■ **What you should do**
Skip every picture, and extract verbatim the lines from the line containing "Write a component" to the line containing "607, interval: 1", both lines included.

■ **Materials provided**
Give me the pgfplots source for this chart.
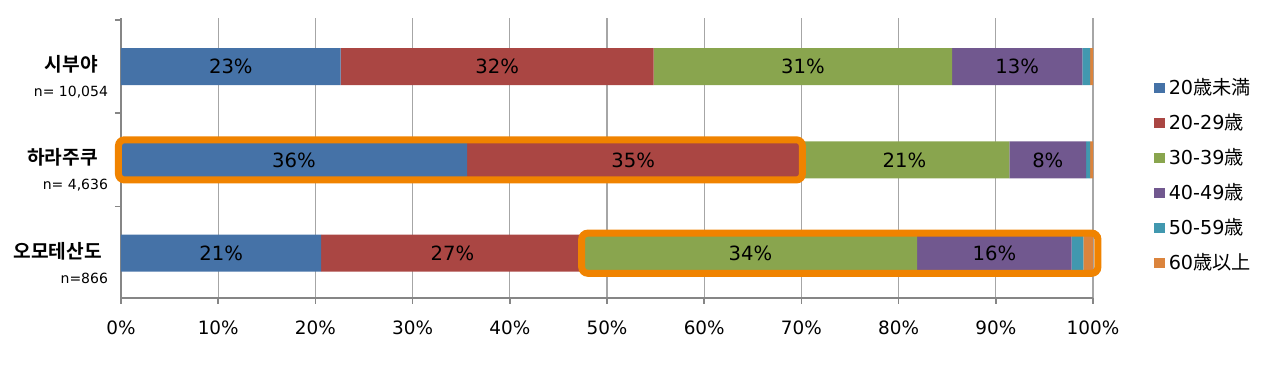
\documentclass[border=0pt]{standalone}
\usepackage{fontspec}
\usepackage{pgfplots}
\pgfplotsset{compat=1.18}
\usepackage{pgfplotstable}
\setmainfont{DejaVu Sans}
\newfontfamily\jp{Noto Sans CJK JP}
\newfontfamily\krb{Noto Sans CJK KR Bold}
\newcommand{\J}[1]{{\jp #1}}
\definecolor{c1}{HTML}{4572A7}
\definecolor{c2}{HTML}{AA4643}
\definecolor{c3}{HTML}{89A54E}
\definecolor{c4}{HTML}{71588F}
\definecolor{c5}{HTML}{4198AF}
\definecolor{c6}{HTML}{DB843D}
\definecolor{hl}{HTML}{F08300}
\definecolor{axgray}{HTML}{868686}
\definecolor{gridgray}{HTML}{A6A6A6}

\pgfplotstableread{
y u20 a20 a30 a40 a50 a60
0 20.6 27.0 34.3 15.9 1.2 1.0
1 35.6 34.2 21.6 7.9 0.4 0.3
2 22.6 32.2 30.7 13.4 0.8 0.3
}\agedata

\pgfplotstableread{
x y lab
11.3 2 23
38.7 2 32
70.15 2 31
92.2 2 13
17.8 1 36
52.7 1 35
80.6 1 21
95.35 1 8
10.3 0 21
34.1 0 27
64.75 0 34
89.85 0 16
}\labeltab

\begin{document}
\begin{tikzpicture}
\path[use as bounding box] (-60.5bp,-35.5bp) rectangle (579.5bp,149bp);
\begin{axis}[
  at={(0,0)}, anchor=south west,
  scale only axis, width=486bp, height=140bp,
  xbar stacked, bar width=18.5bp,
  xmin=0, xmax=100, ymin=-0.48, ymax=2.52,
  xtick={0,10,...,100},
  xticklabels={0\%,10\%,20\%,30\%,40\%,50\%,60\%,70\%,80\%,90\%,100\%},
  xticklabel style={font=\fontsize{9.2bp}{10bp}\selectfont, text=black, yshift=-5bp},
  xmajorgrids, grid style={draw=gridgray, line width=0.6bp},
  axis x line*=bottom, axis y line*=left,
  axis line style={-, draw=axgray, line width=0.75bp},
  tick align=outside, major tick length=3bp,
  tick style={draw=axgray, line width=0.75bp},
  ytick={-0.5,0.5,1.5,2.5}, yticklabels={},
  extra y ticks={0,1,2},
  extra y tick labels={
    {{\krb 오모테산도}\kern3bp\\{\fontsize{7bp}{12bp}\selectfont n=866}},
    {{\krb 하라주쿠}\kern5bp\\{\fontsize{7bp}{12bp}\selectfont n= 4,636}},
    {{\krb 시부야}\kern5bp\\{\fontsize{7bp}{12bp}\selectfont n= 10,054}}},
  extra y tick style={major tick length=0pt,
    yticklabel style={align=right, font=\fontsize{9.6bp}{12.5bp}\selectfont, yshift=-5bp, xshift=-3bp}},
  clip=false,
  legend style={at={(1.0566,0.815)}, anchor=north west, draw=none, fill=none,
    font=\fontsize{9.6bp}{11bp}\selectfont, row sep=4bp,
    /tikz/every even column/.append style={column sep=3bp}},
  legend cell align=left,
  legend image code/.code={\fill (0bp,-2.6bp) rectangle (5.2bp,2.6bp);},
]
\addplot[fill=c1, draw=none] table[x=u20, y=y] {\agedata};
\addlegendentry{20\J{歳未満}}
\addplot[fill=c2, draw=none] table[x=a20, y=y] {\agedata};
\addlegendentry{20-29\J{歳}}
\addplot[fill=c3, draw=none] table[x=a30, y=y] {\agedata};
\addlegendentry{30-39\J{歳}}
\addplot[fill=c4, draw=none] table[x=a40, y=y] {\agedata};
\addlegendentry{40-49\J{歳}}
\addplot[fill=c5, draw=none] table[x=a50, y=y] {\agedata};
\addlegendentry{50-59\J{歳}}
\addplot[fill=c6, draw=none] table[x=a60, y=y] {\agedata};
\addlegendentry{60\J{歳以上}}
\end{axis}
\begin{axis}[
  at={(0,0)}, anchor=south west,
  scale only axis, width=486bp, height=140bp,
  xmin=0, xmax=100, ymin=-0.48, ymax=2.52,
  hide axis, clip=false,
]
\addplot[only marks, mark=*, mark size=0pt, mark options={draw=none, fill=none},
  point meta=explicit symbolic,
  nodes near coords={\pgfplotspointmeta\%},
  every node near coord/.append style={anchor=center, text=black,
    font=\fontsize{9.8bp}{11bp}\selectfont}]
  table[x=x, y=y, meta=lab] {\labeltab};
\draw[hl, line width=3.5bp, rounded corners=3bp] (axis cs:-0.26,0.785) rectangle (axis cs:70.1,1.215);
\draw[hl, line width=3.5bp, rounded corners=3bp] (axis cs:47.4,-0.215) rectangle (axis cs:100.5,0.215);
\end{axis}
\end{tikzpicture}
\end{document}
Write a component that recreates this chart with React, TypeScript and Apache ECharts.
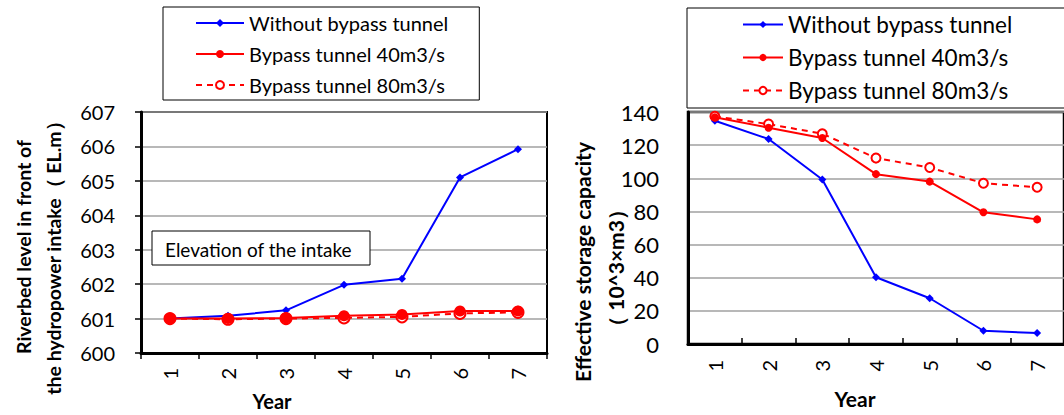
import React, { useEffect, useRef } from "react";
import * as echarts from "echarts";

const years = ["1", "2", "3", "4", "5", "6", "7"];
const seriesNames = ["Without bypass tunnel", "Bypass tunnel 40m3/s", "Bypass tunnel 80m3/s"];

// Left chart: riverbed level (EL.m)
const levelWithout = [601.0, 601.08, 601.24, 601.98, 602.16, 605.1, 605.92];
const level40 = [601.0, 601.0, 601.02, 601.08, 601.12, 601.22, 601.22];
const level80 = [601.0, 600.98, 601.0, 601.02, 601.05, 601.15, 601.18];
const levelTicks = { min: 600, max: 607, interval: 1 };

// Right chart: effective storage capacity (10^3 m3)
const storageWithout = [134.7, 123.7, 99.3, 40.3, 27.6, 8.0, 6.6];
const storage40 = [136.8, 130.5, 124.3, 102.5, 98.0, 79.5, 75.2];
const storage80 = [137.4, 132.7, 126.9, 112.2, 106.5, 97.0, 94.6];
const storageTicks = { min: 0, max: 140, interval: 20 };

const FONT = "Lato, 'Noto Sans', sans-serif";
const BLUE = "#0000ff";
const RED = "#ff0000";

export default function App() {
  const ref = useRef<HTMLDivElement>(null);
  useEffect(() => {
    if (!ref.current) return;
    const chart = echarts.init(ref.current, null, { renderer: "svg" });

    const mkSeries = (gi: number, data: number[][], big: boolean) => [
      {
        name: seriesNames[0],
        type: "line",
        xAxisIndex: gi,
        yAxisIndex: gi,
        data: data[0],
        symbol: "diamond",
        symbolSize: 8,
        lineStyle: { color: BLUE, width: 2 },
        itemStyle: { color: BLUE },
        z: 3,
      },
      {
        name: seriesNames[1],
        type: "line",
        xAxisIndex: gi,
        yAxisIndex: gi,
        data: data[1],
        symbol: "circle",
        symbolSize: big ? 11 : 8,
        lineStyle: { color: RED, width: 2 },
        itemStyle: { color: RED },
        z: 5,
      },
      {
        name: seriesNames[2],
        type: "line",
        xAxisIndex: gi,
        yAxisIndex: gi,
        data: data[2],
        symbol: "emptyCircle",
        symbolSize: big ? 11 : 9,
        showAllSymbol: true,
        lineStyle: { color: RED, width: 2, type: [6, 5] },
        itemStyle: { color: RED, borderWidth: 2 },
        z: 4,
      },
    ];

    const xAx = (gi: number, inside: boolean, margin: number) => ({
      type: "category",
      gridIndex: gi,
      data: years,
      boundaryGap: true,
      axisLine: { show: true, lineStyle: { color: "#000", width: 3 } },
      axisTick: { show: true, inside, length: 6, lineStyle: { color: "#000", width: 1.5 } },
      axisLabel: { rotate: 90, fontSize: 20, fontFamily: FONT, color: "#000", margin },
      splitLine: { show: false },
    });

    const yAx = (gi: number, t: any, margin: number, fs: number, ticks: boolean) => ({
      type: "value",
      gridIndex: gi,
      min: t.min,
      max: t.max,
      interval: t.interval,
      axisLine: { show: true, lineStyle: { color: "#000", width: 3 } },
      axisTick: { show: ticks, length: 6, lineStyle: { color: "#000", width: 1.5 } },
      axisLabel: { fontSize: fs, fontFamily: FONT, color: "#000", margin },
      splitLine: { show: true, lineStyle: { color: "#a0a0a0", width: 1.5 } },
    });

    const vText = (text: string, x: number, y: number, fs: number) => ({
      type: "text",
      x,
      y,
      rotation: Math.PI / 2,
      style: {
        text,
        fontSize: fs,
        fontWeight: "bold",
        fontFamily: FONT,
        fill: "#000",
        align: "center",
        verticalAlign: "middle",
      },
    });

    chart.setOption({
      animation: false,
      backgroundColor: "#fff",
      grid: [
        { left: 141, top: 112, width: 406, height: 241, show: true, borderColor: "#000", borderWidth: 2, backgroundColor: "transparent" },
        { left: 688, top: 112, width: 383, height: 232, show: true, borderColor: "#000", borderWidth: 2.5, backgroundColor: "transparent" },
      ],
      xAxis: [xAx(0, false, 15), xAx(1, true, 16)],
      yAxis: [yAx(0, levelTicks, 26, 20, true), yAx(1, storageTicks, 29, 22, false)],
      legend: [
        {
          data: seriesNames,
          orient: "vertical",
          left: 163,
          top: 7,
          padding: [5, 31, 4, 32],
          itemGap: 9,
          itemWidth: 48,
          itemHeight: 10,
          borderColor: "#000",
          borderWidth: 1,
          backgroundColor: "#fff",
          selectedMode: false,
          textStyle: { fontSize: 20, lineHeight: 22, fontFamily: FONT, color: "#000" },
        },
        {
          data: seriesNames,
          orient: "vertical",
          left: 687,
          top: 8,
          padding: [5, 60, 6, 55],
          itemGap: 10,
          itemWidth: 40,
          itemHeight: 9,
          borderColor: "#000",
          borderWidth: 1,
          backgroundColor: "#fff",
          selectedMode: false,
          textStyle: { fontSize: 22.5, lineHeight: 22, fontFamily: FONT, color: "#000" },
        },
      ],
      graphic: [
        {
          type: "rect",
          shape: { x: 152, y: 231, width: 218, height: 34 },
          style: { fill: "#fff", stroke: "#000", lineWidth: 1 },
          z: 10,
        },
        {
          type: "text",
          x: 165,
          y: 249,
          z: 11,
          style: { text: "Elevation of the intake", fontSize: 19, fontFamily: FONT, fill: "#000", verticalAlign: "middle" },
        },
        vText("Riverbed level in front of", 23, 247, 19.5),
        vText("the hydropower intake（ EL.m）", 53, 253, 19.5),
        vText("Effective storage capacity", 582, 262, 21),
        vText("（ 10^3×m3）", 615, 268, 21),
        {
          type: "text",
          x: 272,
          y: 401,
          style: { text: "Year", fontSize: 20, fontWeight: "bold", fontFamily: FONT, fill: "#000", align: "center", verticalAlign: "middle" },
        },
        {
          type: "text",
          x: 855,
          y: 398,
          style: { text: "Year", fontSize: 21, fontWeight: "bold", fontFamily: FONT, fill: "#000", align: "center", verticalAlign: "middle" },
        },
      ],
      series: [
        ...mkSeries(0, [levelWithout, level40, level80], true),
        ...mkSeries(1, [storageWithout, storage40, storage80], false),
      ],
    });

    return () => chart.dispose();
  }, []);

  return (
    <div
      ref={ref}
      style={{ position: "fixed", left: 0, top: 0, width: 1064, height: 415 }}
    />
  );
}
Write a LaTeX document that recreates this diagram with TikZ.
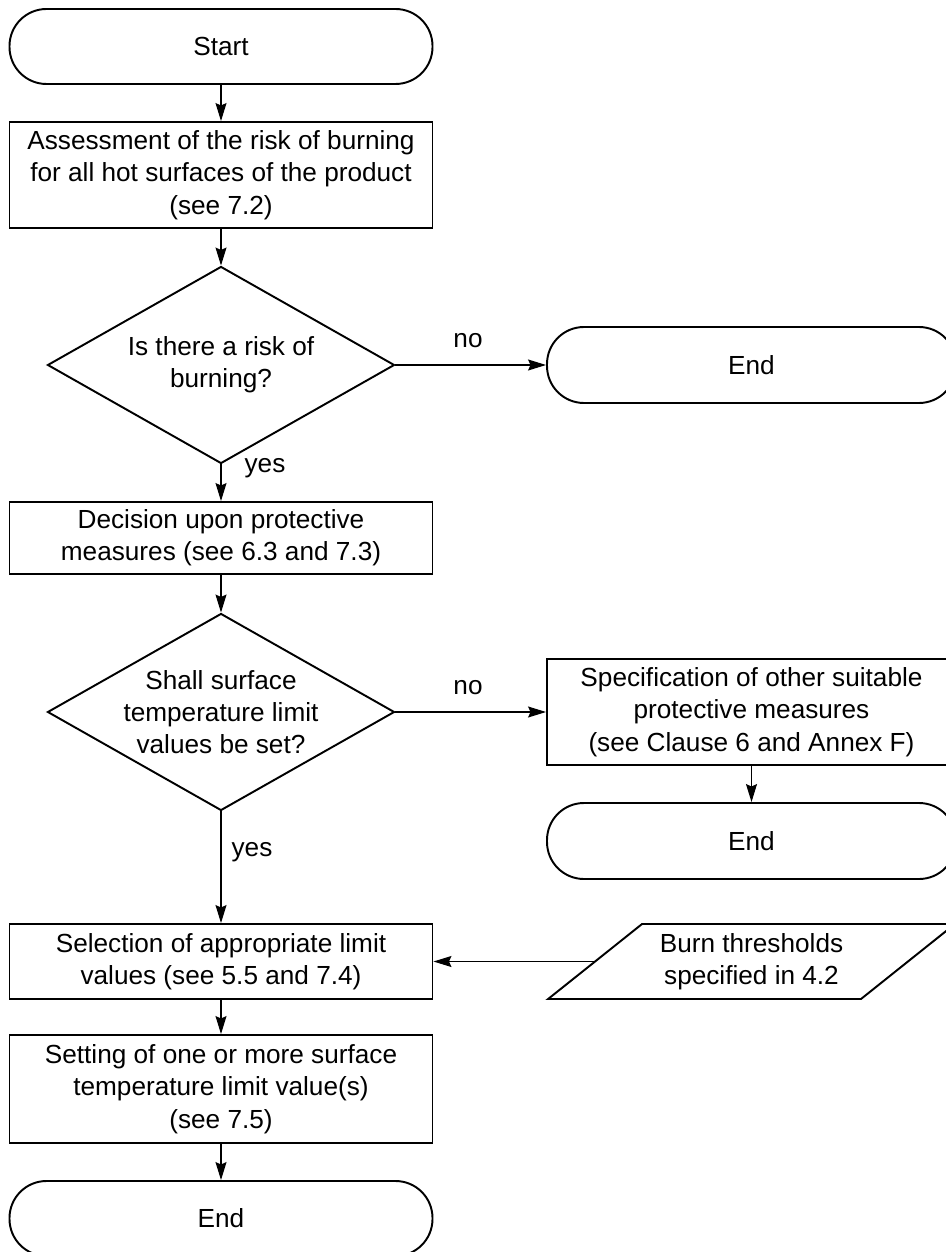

■ **Written solution**
Write a component that recreates this chart with React, TypeScript and Apache ECharts.
import React, { useEffect, useRef } from "react";
import * as echarts from "echarts";

const years = ["1", "2", "3", "4", "5", "6", "7"];
const seriesNames = ["Without bypass tunnel", "Bypass tunnel 40m3/s", "Bypass tunnel 80m3/s"];

// Left chart: riverbed level (EL.m)
const levelWithout = [601.0, 601.08, 601.24, 601.98, 602.16, 605.1, 605.92];
const level40 = [601.0, 601.0, 601.02, 601.08, 601.12, 601.22, 601.22];
const level80 = [601.0, 600.98, 601.0, 601.02, 601.05, 601.15, 601.18];
const levelTicks = { min: 600, max: 607, interval: 1 };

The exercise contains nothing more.